This uses many of the same nodes as my image to video (I2V) workflow - and is also designed for lower VRAM GPUs (I use a 12 GB, though I know it also works on an 8 GB with the Q3 GGUF files for Wan 2.2).
General performance sits around ~4-5 minutes for 5-6 seconds of video at 480p (480 x 832). This includes the upscale (2x) to 960 x 1664. Also of note, I tend to save the "raw" 16 frames per second more often than the RIFE + 32 frames per second final save. This is because I like to merge videos - and it is easier to use non-interpolated videos for easier frame management, then add interpolation back in after the fact.
One note that I find is that, likely due to the lower quants, using lighting descriptions is touchy - it can cause pretty substantial lighting fluctuation, especially when running more than 81 (5s) or 97 (6s) frames. One day I'll have enough extra cash to upgrade my PC to support larger faster RAM (not even just VRAM) and I'll get the bigger non-quant models. A guy can dream ...
Description
Minor Changes:
Update to nodes (remove obscure int to string node)
Update and refresh existing nodes to newer versions (better color matching from Wan nodes, yay!)
FAQ
Comments (7)
Can you please fix the workflow with the last update of ComfyUI?
I'll have it done in the next few days - I've been meaning to update this and my other workflow
@logos011 Thanks bro
Apologies on the delay, but 2.0 is up with the latest ComfyUI updates (though I did not use the beta UI as that was ... definitely a beta).
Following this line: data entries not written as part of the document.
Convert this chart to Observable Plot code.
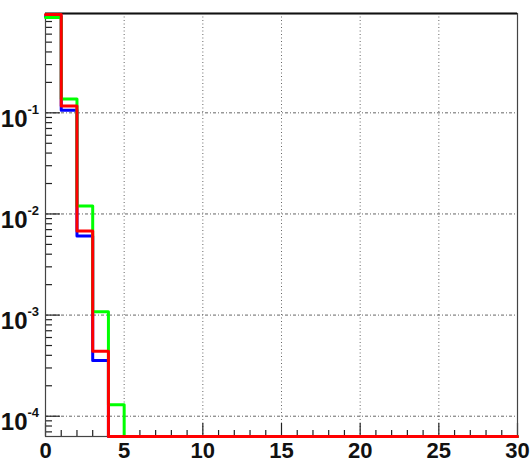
<!DOCTYPE html>
<html>
<head>
<meta charset="utf-8">
<script src="https://cdn.jsdelivr.net/npm/d3@7"></script>
<script src="https://cdn.jsdelivr.net/npm/@observablehq/plot@0.6"></script>
<style>
html, body { margin: 0; padding: 0; background: #fff; }
#chart svg { display: block; }
</style>
</head>
<body>
<div id="chart"></div>
<script>
// bin lower edges 0..29 (width 1), upper edge 30
const binEdges = [0,1,2,3,4,5,6,7,8,9,10,11,12,13,14,15,16,17,18,19,20,21,22,23,24,25,26,27,28,29,30];
const blueValues  = [0.90, 0.106, 0.00605, 0.000355, 0, 0, 0, 0, 0, 0, 0, 0, 0, 0, 0, 0, 0, 0, 0, 0, 0, 0, 0, 0, 0, 0, 0, 0, 0, 0];
const greenValues = [0.875, 0.137, 0.0120, 0.00108, 0.000130, 0, 0, 0, 0, 0, 0, 0, 0, 0, 0, 0, 0, 0, 0, 0, 0, 0, 0, 0, 0, 0, 0, 0, 0, 0];
const redValues   = [0.94, 0.117, 0.00678, 0.000438, 0, 0, 0, 0, 0, 0, 0, 0, 0, 0, 0, 0, 0, 0, 0, 0, 0, 0, 0, 0, 0, 0, 0, 0, 0, 0];
const xTickLabels = [0, 5, 10, 15, 20, 25, 30];
const yTickDecades = [1e-1, 1e-2, 1e-3, 1e-4];
const yTickExponents = ["-1", "-2", "-3", "-4"];
const xDomain = [0, 30];
const yDomain = [6.3e-5, 0.96];

const W = 530, H = 464;
const mL = 45, mR = 13, mT = 13, mB = 28;
const innerW = W - mL - mR, innerH = H - mT - mB;

function histTable(vals) {
  // zero bins drawn on the bottom of the log axis, as ROOT does
  return binEdges.map((e, i) => {
    const v = vals[Math.min(i, vals.length - 1)];
    return {x: e, y: v > 0 ? v : yDomain[0]};
  });
}

const xMinor = binEdges.filter(d => d % 5 !== 0);
const xMajor = xTickLabels;
const yMinor = [];
for (const dec of [1e-5, 1e-4, 1e-3, 1e-2, 1e-1]) {
  for (let k = 2; k <= 9; k++) {
    const v = +(k * dec).toPrecision(3);
    if (v >= yDomain[0] && v <= yDomain[1]) yMinor.push(v);
  }
}

const font = "'Liberation Sans Narrow', 'Liberation Sans', Arial, sans-serif";

const chart = Plot.plot({
  width: W,
  height: H,
  marginLeft: mL,
  marginRight: mR,
  marginTop: mT,
  marginBottom: mB,
  style: {fontFamily: font, background: "#fff", overflow: "visible"},
  x: {domain: xDomain, axis: null},
  y: {type: "log", domain: yDomain, axis: null},
  marks: [
    // grid
    Plot.ruleX([5, 10, 15, 20, 25], {stroke: "#666", strokeWidth: 1, strokeDasharray: "1,2.5"}),
    Plot.ruleY(yTickDecades, {stroke: "#666", strokeWidth: 1, strokeDasharray: "3,2,1,2"}),
    // ticks (inside the frame, ROOT style)
    Plot.tickX(xMinor, {x: d => d, insetTop: innerH - 6, stroke: "#222", strokeWidth: 1.2}),
    Plot.tickX(xMajor, {x: d => d, insetTop: innerH - 13, stroke: "#222", strokeWidth: 1.2}),
    Plot.tickY(yMinor, {y: d => d, insetRight: innerW - 7, stroke: "#222", strokeWidth: 1.2}),
    Plot.tickY(yTickDecades, {y: d => d, insetRight: innerW - 15, stroke: "#222", strokeWidth: 1.2}),
    // frame
    Plot.frame({stroke: "#444", strokeWidth: 1.2}),
    Plot.ruleY([yDomain[1]], {stroke: "#111", strokeWidth: 2}),
    // histograms
    Plot.lineY(histTable(blueValues), {x: "x", y: "y", curve: "step-after", stroke: "#0000ff", strokeWidth: 3}),
    Plot.lineY(histTable(greenValues), {x: "x", y: "y", curve: "step-after", stroke: "#00ff00", strokeWidth: 3}),
    Plot.lineY(histTable(redValues), {x: "x", y: "y", curve: "step-after", stroke: "#ff0000", strokeWidth: 3}),
    // x labels
    Plot.text(xTickLabels, {x: d => d, y: yDomain[0], dy: 14, text: d => String(d), fontSize: 22, fontWeight: "bold", fill: "#111", textAnchor: "middle"}),
    // y labels: "10" with exponent
    Plot.text(yTickDecades, {x: 0, y: d => d, dx: -18, dy: 6, text: () => "10", fontSize: 24, fontWeight: "bold", fill: "#111", textAnchor: "end"}),
    Plot.text(yTickDecades, {x: 0, y: d => d, dx: -18, dy: -3, text: (d, i) => yTickExponents[i], fontSize: 13, fontWeight: "bold", fill: "#111", textAnchor: "start"})
  ]
});

document.getElementById("chart").appendChild(chart);
</script>
</body>
</html>
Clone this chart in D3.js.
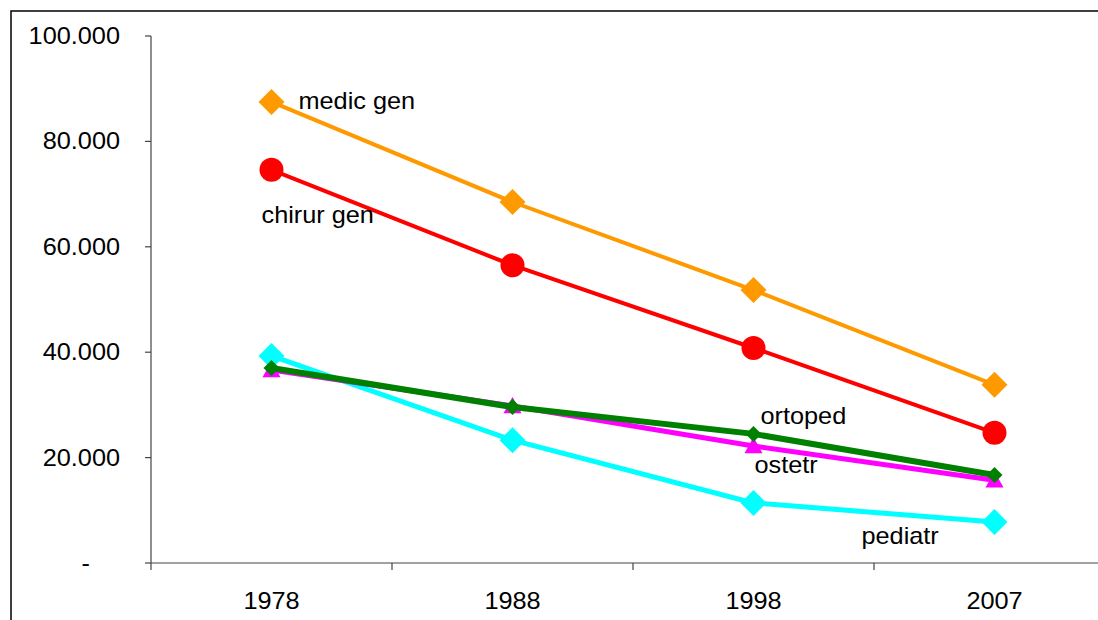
<!doctype html>
<html>
<head>
<meta charset="UTF-8" />
<title>medici</title>
<script src="https://d3js.org/d3.v7.min.js"></script>
<style>
  body { margin: 0; background: #fff; }
  text { font-family: "Liberation Sans", Arial, sans-serif; fill: #000; }
</style>
</head>
<body>
<div id="container"></div>
<script>

// data
const years = ["1978", "1988", "1998", "2007"];
const medicGen  = [87500, 68500, 51800, 33800];
const chirurGen = [74600, 56500, 40800, 24700];
const pediatr   = [39300, 23300, 11400, 7800];
const ostetr    = [36600, 29800, 22200, 15700];
const ortoped   = [37000, 29600, 24500, 16700];
const yTicks = [0, 20000, 40000, 60000, 80000, 100000];

const width = 1098;
const height = 620;
const marginLeft = 151;
const marginTop = 36;
const plotBottom = 563;
const band = 241;
const fs = 23;
const sx = 1.1; // text is a bit wider than plain Arial

// series in drawing order
const series = [
  { name: "medic gen",  values: medicGen,  color: "#FF9900", width: 4, marker: "diamond", size: 13,
    label: { i: 0, dx: 27, dy: 7 } },
  { name: "chirur gen", values: chirurGen, color: "#FF0000", width: 4, marker: "circle", size: 12,
    label: { i: 0, dx: -10, dy: 53 } },
  { name: "pediatr",    values: pediatr,   color: "#00FFFF", width: 5, marker: "diamond", size: 13,
    label: { i: 3, dx: -133, dy: 22 } },
  { name: "ostetr",     values: ostetr,    color: "#FF00FF", width: 5, marker: "triangle", size: 9,
    label: { i: 2, dx: 1, dy: 27 } },
  { name: "ortoped",    values: ortoped,   color: "#008000", width: 6, marker: "diamond", size: 8,
    label: { i: 2, dx: 7, dy: -10 } }
];

const x = d3.scaleBand()
    .domain(years)
    .range([marginLeft, marginLeft + band * years.length]);

const y = d3.scaleLinear()
    .domain([0, 100000])
    .range([plotBottom, marginTop]);

const svg = d3.select("#container").append("svg")
    .attr("width", width)
    .attr("height", height);

// outer frame
svg.append("rect")
    .attr("x", 11).attr("y", 11)
    .attr("width", width + 20).attr("height", height + 20)
    .attr("fill", "none")
    .attr("stroke", "#000")
    .attr("stroke-width", 1.5);

const fmt = d => d === 0 ? "-" : d3.format(",")(d).replace(/,/g, ".");

// y axis
const yAxis = svg.append("g")
    .attr("transform", `translate(${marginLeft},0)`)
    .call(d3.axisLeft(y).tickValues(yTicks).tickFormat(fmt).tickSize(6).tickSizeOuter(0));
yAxis.selectAll("path, line").attr("stroke", "#444").attr("stroke-width", 1.2);
yAxis.selectAll(".tick").attr("transform", null);
yAxis.selectAll(".tick line").attr("y1", d => y(d)).attr("y2", d => y(d));
yAxis.selectAll("text")
    .attr("font-size", fs)
    .attr("x", null).attr("dy", null)
    .attr("transform", d => `translate(${d === 0 ? -61 : -31},${y(d) + 8}) scale(${sx},1)`);
yAxis.select(".domain").attr("d", `M0,${marginTop}V${plotBottom + 7}`);

// x axis line and ticks
svg.append("line")
    .attr("x1", marginLeft).attr("x2", width)
    .attr("y1", plotBottom).attr("y2", plotBottom)
    .attr("stroke", "#444").attr("stroke-width", 1.2);
svg.append("g").selectAll("line")
    .data(years.slice(1))
    .join("line")
    .attr("x1", d => x(d)).attr("x2", d => x(d))
    .attr("y1", plotBottom).attr("y2", plotBottom + 7)
    .attr("stroke", "#444").attr("stroke-width", 1.2);
svg.append("g").selectAll("text")
    .data(years)
    .join("text")
    .attr("text-anchor", "middle")
    .attr("font-size", fs)
    .attr("transform", d => `translate(${x(d) + x.bandwidth() / 2},${plotBottom + 46}) scale(${sx},1)`)
    .text(d => d);

const cx = i => x(years[i]) + x.bandwidth() / 2;
const line = d3.line().x((d, i) => cx(i)).y(d => y(d));

function marker(g, s, d, i) {
  const px = cx(i), py = y(d), r = s.size;
  if (s.marker === "circle") {
    g.append("circle").attr("cx", px).attr("cy", py).attr("r", r).attr("fill", s.color);
  } else if (s.marker === "diamond") {
    g.append("path")
      .attr("d", `M${px},${py - r}L${px + r},${py}L${px},${py + r}L${px - r},${py}Z`)
      .attr("fill", s.color);
  } else {
    g.append("path")
      .attr("d", `M${px},${py - r}L${px + r},${py + r * 0.8}L${px - r},${py + r * 0.8}Z`)
      .attr("fill", s.color);
  }
}

series.forEach(s => {
  const g = svg.append("g");
  g.append("path")
    .datum(s.values)
    .attr("d", line)
    .attr("fill", "none")
    .attr("stroke", s.color)
    .attr("stroke-width", s.width);
  s.values.forEach((d, i) => marker(g, s, d, i));
});

// data labels
series.forEach(s => {
  const l = s.label;
  svg.append("text")
    .attr("font-size", fs)
    .attr("transform", `translate(${cx(l.i) + l.dx},${y(s.values[l.i]) + l.dy}) scale(${sx},1)`)
    .text(s.name);
});

</script>
</body>
</html>
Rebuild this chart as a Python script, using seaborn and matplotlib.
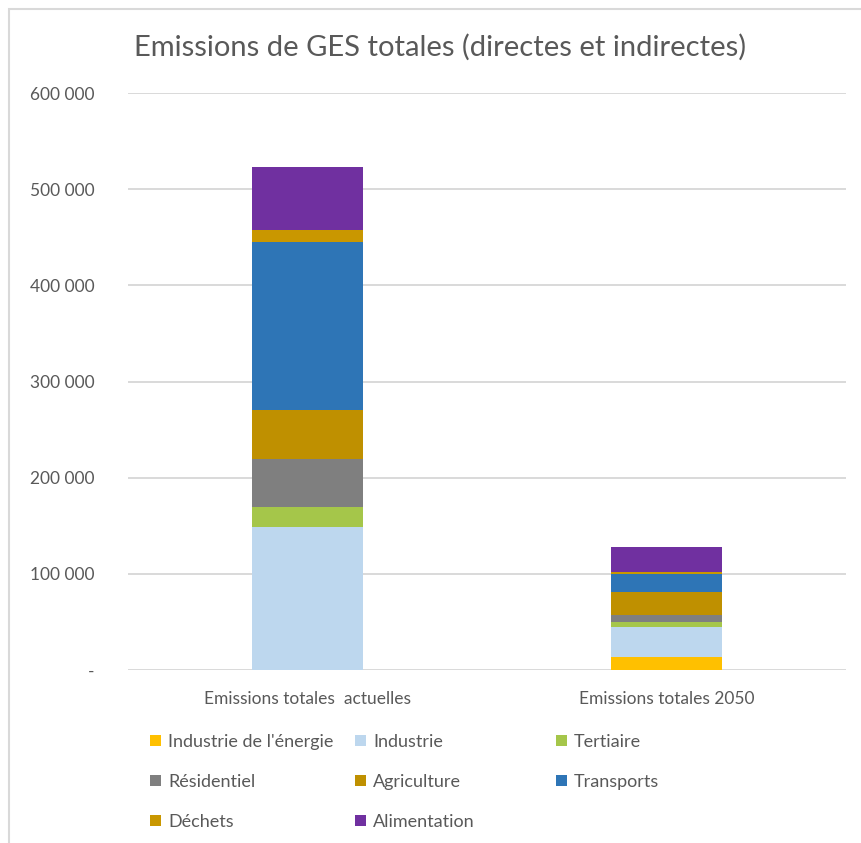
import matplotlib
matplotlib.use("Agg")
import matplotlib.pyplot as plt
from matplotlib.patches import Patch, Rectangle
from matplotlib.ticker import FuncFormatter
import seaborn as sns
import pandas as pd

# Scenarios (x categories)
scenarios = ["Emissions totales  actuelles", "Emissions totales 2050"]

# Sectors, bottom to top of each stack
sectors = ["Industrie de l'énergie", "Industrie", "Tertiaire", "Résidentiel",
           "Agriculture", "Transports", "Déchets", "Alimentation"]

# Emissions per sector (tCO2e), current vs 2050
energie = [0, 13000]
industrie = [149000, 32000]
tertiaire = [21000, 5000]
residentiel = [49000, 7500]
agriculture = [51000, 24000]
transports = [175000, 18000]
dechets = [13000, 2500]
alimentation = [65000, 26000]

colors = ["#FFC000", "#BDD7EE", "#A5C64A", "#7F7F7F",
          "#BF9000", "#2E75B6", "#C99700", "#7030A0"]

yticks = [0, 100000, 200000, 300000, 400000, 500000, 600000]

values = pd.DataFrame(
    [energie, industrie, tertiaire, residentiel,
     agriculture, transports, dechets, alimentation],
    index=sectors, columns=scenarios,
)
cumulative = values.cumsum(axis=0)

sns.set_theme(style="white")
plt.rcParams["font.family"] = ["Lato", "DejaVu Sans"]
text_color = "#595959"
grid_color = "#D9D9D9"

fig = plt.figure(figsize=(8.61, 8.43), dpi=100)
ax = fig.add_axes([128 / 861, 173 / 843, (846 - 128) / 861, (670 - 93) / 843])

# Draw stacks top-down so each lower segment covers the one beneath it
for sector, color in reversed(list(zip(sectors, colors))):
    df = pd.DataFrame({"scenario": scenarios, "top": cumulative.loc[sector].values})
    sns.barplot(data=df, x="scenario", y="top", color=color, saturation=1,
                width=0.31, ax=ax, order=scenarios, linewidth=0, zorder=3)

ax.set_xlim(-0.5, 1.5)
ax.set_ylim(0, 600000)
ax.set_yticks(yticks)
ax.yaxis.set_major_formatter(FuncFormatter(
    lambda v, p: "-" if v == 0 else f"{int(v):,}".replace(",", " ")))
ax.grid(axis="y", color=grid_color, linewidth=1.4, zorder=0)
ax.grid(axis="x", visible=False)
for s in ax.spines.values():
    s.set_visible(False)
ax.tick_params(axis="y", length=0, pad=24, labelsize=12.5, labelcolor=text_color)
ax.tick_params(axis="x", length=0, pad=15, labelsize=12.5, labelcolor=text_color)
ax.set_xlabel("")
ax.set_ylabel("")

fig.text(440 / 861, 1 - 47 / 843, "Emissions de GES totales (directes et indirectes)",
         ha="center", va="center", fontsize=21, color=text_color)

# Legend laid out as three columns, filled row by row
handles = [Patch(facecolor=c, edgecolor="none") for c in colors]
col_groups = [[0, 3, 6], [1, 4, 7], [2, 5]]
col_x = [150, 355, 556]
for idxs, x in zip(col_groups, col_x):
    fig.legend([handles[i] for i in idxs], [sectors[i] for i in idxs],
               loc="upper left", bbox_to_anchor=(x / 861, 1 - 734 / 843),
               frameon=False, fontsize=13, labelcolor=text_color,
               handlelength=0.6, handleheight=0.6, handletextpad=0.4,
               labelspacing=1.33, borderpad=0, borderaxespad=0)

# Chart frame (top and left edges visible)
fig.add_artist(Rectangle((9 / 861, -0.05), 1.1, 1.05 - 9 / 843,
                         transform=fig.transFigure, fill=False,
                         edgecolor=grid_color, linewidth=1.5))

fig.savefig("out.png", dpi=100, facecolor="white")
@logos011 Thank you SO MUCH man. Love your work, please keep it up !
Florence-2-base-PromptGen-v2.0, is there an extra step to get florence to work? where do i find the model and place?
The florence URL link is in the notes on the left next to the prompt (on hugginface). You can alternatively skip this if you want to describe your own image with the prompt - the idea is that you let florence describe the image, so you only need to provide the "action" for the prompt. Florence gets it done well ... most of the time - just remember whatever it describes, WAN will try to "keep" in your video.